Chances are you've read Marguerite Henry's famous children's book, illustrated by Dennis Wesley, about the little black colt that could. First published in 1957, it went through numerous printings, but Hunter is not looking to supplant the plucky images that were created over the generations. For her, the story behind the legend isn't just one dusty fact after another.

Dream Derby is a splendid prism in which to view key American events leading up to and after World War I, as the nation spun into the turn of the Roaring '20s. We learn that horse racing's roads in North America were traveled regularly by dreamers seeking the winner's circle prizes from Mexico to Canada and everywhere in between.

Central to the plot is Black Gold's owner, Rosa Hoots. Raised in the ways of the Osage people in Oklahoma, she was a shrewd businesswoman in Tulsa at the time. Her husband passed away and left her Useeit, along with the prophecy that she would produce a Derby winner. She did send her mare to Kentucky and the resulting colt, named Black Gold, was a reference to the booming oil deposits that many of the Osage discovered after moving to reservation land.

Colby Hernandez lays the ceremonial wreath at Black Gold's grave after his win this year's Black Gold S. at Fair Grounds | Hodges Photography

Not only does Hunter do an excellent job explaining the complexities of racial discrimination associated with the subject of David Grann's 2017 bestseller Killers of the Flower Moon: The Osage Murders and the Birth of the FBI (which is a major motion picture from Martin Scorsese this fall), but she also examines the impact of the Tulsa race riots of 1921. She ably helps us to understand the world that Hoots inhabited and despite advances for women in categories like suffrage, it didn't mean the road was clear. As a horsewoman and not from the Eastern establishment, Black Gold's owner entered a world that is still dominated by men to this day.
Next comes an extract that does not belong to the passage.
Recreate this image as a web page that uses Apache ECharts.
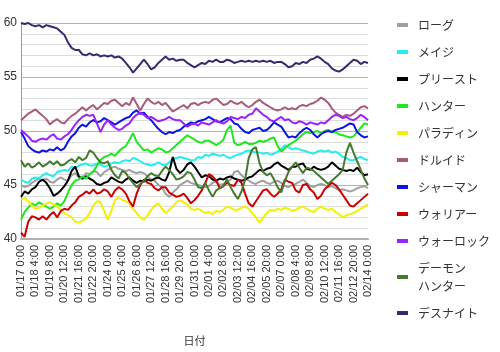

The supporting cast is just as intriguing and chock full of characters worth mentioning. We find the hard-drinking trainer, Hanley Webb, who believed that cutting a hole in the stall next to his charge was essential, so he could use it as both an office and a bedroom to sleep as close as possible to his horse. There's 20-something jockey J.D. Mooney, who scratched and clawed his way back into Webb's good graces in order to pilot the best horse he ever rode. Who can forget Colonel Edward Riley Bradley? The founder of Idle Hour Stock Farm, Bradley's timely appearance in New Orleans after a Useeit victory brought the Hoots's mare to breed with his little-known sire Black Toney.

Also figuring prominently is the story of Churchill Downs's tipping point and the role played by Matt Winn. Hunter makes no bones about the integral role played by him. The Derby nearly perished into regional obscurity before his arrival in the early 20th century, and how different would everything be if that major cultural event never happened? Winn's savvy bookkeeping and courting of everyone from the racing press to the Eastern powerhouse breeders kept Churchill from going down–their pun at that time, not mine.

With the path to the 150th Derby upon us, reflection on what this sport meant then and what it means to us today can be grounding. The case of Black Gold and his rise to fame is just as alive today as it was then. In times like these, nothing like a reason to breed, race and dream.

Dream Derby: The Myth and Legend of Black Gold by University Press of Kentucky, 221 pages, September 2023.